Written exercise: Restate the data below word for word. Skip any images it contains.

-- Start --

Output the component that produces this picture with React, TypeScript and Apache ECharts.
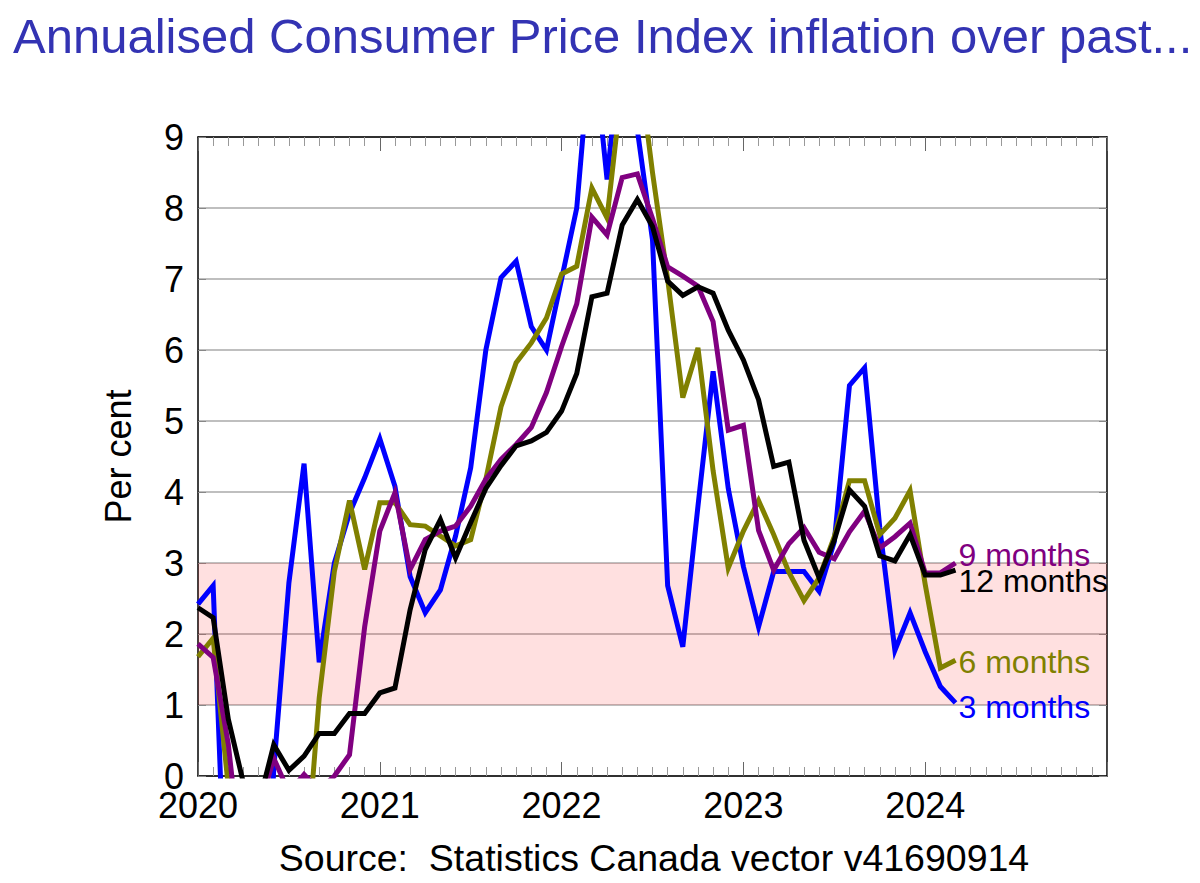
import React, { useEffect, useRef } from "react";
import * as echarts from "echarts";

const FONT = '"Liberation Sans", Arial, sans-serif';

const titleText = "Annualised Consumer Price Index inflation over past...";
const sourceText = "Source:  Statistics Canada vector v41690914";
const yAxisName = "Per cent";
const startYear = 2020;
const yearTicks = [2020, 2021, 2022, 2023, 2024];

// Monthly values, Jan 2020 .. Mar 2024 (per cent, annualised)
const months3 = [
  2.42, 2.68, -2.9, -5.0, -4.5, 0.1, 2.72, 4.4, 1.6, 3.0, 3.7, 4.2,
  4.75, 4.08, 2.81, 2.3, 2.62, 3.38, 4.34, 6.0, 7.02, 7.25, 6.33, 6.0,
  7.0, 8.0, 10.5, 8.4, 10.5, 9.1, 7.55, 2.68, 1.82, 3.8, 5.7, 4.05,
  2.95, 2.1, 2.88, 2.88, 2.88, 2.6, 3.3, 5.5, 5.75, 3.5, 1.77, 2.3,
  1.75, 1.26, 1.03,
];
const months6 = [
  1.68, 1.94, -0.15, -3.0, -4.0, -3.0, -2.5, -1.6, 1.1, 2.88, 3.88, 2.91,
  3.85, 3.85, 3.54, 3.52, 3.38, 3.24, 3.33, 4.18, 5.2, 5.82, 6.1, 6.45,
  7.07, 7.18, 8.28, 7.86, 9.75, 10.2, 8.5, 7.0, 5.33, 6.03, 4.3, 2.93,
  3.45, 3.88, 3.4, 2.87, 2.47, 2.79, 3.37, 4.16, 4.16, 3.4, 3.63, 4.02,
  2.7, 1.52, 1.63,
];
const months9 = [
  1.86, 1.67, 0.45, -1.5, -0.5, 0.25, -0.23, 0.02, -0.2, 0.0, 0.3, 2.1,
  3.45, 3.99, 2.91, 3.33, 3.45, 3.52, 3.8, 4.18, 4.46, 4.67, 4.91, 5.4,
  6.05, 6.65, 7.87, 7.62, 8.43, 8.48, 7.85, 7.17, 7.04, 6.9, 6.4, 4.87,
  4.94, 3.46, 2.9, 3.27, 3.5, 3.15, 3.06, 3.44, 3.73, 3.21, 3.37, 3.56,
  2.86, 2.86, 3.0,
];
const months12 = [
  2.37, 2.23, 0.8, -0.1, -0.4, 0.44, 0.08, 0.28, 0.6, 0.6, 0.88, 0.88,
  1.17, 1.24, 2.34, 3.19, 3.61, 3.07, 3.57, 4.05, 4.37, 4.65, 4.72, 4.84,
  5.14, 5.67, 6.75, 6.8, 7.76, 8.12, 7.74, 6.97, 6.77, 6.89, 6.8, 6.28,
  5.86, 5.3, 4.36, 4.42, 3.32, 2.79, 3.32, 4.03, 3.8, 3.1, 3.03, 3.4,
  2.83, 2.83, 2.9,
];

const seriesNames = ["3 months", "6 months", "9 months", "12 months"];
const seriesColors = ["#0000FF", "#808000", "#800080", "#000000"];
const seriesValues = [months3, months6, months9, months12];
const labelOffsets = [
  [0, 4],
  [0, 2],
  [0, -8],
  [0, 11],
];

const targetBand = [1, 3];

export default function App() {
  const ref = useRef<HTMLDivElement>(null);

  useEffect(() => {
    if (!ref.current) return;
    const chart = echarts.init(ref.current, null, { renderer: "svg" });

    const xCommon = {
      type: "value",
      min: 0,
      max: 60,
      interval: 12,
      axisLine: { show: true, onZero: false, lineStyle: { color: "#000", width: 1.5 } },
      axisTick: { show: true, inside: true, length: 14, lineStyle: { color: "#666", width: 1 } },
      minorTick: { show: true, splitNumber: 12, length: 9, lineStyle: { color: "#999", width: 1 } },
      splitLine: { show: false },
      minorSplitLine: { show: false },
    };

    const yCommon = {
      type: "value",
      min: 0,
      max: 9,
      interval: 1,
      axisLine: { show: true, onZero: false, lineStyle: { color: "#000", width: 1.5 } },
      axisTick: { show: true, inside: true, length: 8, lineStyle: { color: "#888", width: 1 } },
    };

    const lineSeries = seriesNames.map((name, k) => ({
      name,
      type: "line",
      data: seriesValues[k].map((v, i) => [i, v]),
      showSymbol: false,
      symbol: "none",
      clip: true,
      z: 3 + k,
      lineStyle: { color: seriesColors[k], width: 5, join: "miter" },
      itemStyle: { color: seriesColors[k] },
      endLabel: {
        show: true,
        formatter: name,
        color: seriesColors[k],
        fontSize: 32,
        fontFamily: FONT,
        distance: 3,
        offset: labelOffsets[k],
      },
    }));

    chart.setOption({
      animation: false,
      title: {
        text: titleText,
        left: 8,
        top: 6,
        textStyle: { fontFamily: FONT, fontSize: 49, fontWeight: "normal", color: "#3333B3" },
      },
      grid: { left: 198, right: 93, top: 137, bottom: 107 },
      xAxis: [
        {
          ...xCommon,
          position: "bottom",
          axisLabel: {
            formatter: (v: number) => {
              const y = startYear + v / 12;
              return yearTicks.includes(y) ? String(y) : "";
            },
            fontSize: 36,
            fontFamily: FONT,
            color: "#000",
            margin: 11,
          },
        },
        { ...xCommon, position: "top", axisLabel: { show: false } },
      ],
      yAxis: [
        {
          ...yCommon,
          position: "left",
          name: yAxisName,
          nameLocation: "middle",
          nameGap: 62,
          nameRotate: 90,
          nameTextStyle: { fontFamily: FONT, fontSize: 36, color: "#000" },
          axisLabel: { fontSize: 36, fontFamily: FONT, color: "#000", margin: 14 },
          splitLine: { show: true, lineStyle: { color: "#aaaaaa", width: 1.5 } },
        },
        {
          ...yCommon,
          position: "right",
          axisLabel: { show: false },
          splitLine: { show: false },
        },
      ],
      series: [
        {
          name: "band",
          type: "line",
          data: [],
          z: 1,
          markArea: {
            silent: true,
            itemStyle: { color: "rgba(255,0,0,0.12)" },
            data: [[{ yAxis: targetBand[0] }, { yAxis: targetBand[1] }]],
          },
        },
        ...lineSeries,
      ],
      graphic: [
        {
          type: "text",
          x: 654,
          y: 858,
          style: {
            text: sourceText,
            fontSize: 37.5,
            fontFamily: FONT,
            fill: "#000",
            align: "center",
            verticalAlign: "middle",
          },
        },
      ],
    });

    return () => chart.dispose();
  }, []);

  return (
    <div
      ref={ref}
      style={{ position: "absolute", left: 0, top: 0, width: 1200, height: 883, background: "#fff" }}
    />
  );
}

-- End --

Worked solution:
Output the component that produces this picture with React, TypeScript and Apache ECharts.
import React, { useEffect, useRef } from "react";
import * as echarts from "echarts";

const FONT = '"Liberation Sans", Arial, sans-serif';

const titleText = "Annualised Consumer Price Index inflation over past...";
const sourceText = "Source:  Statistics Canada vector v41690914";
const yAxisName = "Per cent";
const startYear = 2020;
const yearTicks = [2020, 2021, 2022, 2023, 2024];

// Monthly values, Jan 2020 .. Mar 2024 (per cent, annualised)
const months3 = [
  2.42, 2.68, -2.9, -5.0, -4.5, 0.1, 2.72, 4.4, 1.6, 3.0, 3.7, 4.2,
  4.75, 4.08, 2.81, 2.3, 2.62, 3.38, 4.34, 6.0, 7.02, 7.25, 6.33, 6.0,
  7.0, 8.0, 10.5, 8.4, 10.5, 9.1, 7.55, 2.68, 1.82, 3.8, 5.7, 4.05,
  2.95, 2.1, 2.88, 2.88, 2.88, 2.6, 3.3, 5.5, 5.75, 3.5, 1.77, 2.3,
  1.75, 1.26, 1.03,
];
const months6 = [
  1.68, 1.94, -0.15, -3.0, -4.0, -3.0, -2.5, -1.6, 1.1, 2.88, 3.88, 2.91,
  3.85, 3.85, 3.54, 3.52, 3.38, 3.24, 3.33, 4.18, 5.2, 5.82, 6.1, 6.45,
  7.07, 7.18, 8.28, 7.86, 9.75, 10.2, 8.5, 7.0, 5.33, 6.03, 4.3, 2.93,
  3.45, 3.88, 3.4, 2.87, 2.47, 2.79, 3.37, 4.16, 4.16, 3.4, 3.63, 4.02,
  2.7, 1.52, 1.63,
];
const months9 = [
  1.86, 1.67, 0.45, -1.5, -0.5, 0.25, -0.23, 0.02, -0.2, 0.0, 0.3, 2.1,
  3.45, 3.99, 2.91, 3.33, 3.45, 3.52, 3.8, 4.18, 4.46, 4.67, 4.91, 5.4,
  6.05, 6.65, 7.87, 7.62, 8.43, 8.48, 7.85, 7.17, 7.04, 6.9, 6.4, 4.87,
  4.94, 3.46, 2.9, 3.27, 3.5, 3.15, 3.06, 3.44, 3.73, 3.21, 3.37, 3.56,
  2.86, 2.86, 3.0,
];
const months12 = [
  2.37, 2.23, 0.8, -0.1, -0.4, 0.44, 0.08, 0.28, 0.6, 0.6, 0.88, 0.88,
  1.17, 1.24, 2.34, 3.19, 3.61, 3.07, 3.57, 4.05, 4.37, 4.65, 4.72, 4.84,
  5.14, 5.67, 6.75, 6.8, 7.76, 8.12, 7.74, 6.97, 6.77, 6.89, 6.8, 6.28,
  5.86, 5.3, 4.36, 4.42, 3.32, 2.79, 3.32, 4.03, 3.8, 3.1, 3.03, 3.4,
  2.83, 2.83, 2.9,
];

const seriesNames = ["3 months", "6 months", "9 months", "12 months"];
const seriesColors = ["#0000FF", "#808000", "#800080", "#000000"];
const seriesValues = [months3, months6, months9, months12];
const labelOffsets = [
  [0, 4],
  [0, 2],
  [0, -8],
  [0, 11],
];

const targetBand = [1, 3];

export default function App() {
  const ref = useRef<HTMLDivElement>(null);

  useEffect(() => {
    if (!ref.current) return;
    const chart = echarts.init(ref.current, null, { renderer: "svg" });

    const xCommon = {
      type: "value",
      min: 0,
      max: 60,
      interval: 12,
      axisLine: { show: true, onZero: false, lineStyle: { color: "#000", width: 1.5 } },
      axisTick: { show: true, inside: true, length: 14, lineStyle: { color: "#666", width: 1 } },
      minorTick: { show: true, splitNumber: 12, length: 9, lineStyle: { color: "#999", width: 1 } },
      splitLine: { show: false },
      minorSplitLine: { show: false },
    };

    const yCommon = {
      type: "value",
      min: 0,
      max: 9,
      interval: 1,
      axisLine: { show: true, onZero: false, lineStyle: { color: "#000", width: 1.5 } },
      axisTick: { show: true, inside: true, length: 8, lineStyle: { color: "#888", width: 1 } },
    };

    const lineSeries = seriesNames.map((name, k) => ({
      name,
      type: "line",
      data: seriesValues[k].map((v, i) => [i, v]),
      showSymbol: false,
      symbol: "none",
      clip: true,
      z: 3 + k,
      lineStyle: { color: seriesColors[k], width: 5, join: "miter" },
      itemStyle: { color: seriesColors[k] },
      endLabel: {
        show: true,
        formatter: name,
        color: seriesColors[k],
        fontSize: 32,
        fontFamily: FONT,
        distance: 3,
        offset: labelOffsets[k],
      },
    }));

    chart.setOption({
      animation: false,
      title: {
        text: titleText,
        left: 8,
        top: 6,
        textStyle: { fontFamily: FONT, fontSize: 49, fontWeight: "normal", color: "#3333B3" },
      },
      grid: { left: 198, right: 93, top: 137, bottom: 107 },
      xAxis: [
        {
          ...xCommon,
          position: "bottom",
          axisLabel: {
            formatter: (v: number) => {
              const y = startYear + v / 12;
              return yearTicks.includes(y) ? String(y) : "";
            },
            fontSize: 36,
            fontFamily: FONT,
            color: "#000",
            margin: 11,
          },
        },
        { ...xCommon, position: "top", axisLabel: { show: false } },
      ],
      yAxis: [
        {
          ...yCommon,
          position: "left",
          name: yAxisName,
          nameLocation: "middle",
          nameGap: 62,
          nameRotate: 90,
          nameTextStyle: { fontFamily: FONT, fontSize: 36, color: "#000" },
          axisLabel: { fontSize: 36, fontFamily: FONT, color: "#000", margin: 14 },
          splitLine: { show: true, lineStyle: { color: "#aaaaaa", width: 1.5 } },
        },
        {
          ...yCommon,
          position: "right",
          axisLabel: { show: false },
          splitLine: { show: false },
        },
      ],
      series: [
        {
          name: "band",
          type: "line",
          data: [],
          z: 1,
          markArea: {
            silent: true,
            itemStyle: { color: "rgba(255,0,0,0.12)" },
            data: [[{ yAxis: targetBand[0] }, { yAxis: targetBand[1] }]],
          },
        },
        ...lineSeries,
      ],
      graphic: [
        {
          type: "text",
          x: 654,
          y: 858,
          style: {
            text: sourceText,
            fontSize: 37.5,
            fontFamily: FONT,
            fill: "#000",
            align: "center",
            verticalAlign: "middle",
          },
        },
      ],
    });

    return () => chart.dispose();
  }, []);

  return (
    <div
      ref={ref}
      style={{ position: "absolute", left: 0, top: 0, width: 1200, height: 883, background: "#fff" }}
    />
  );
}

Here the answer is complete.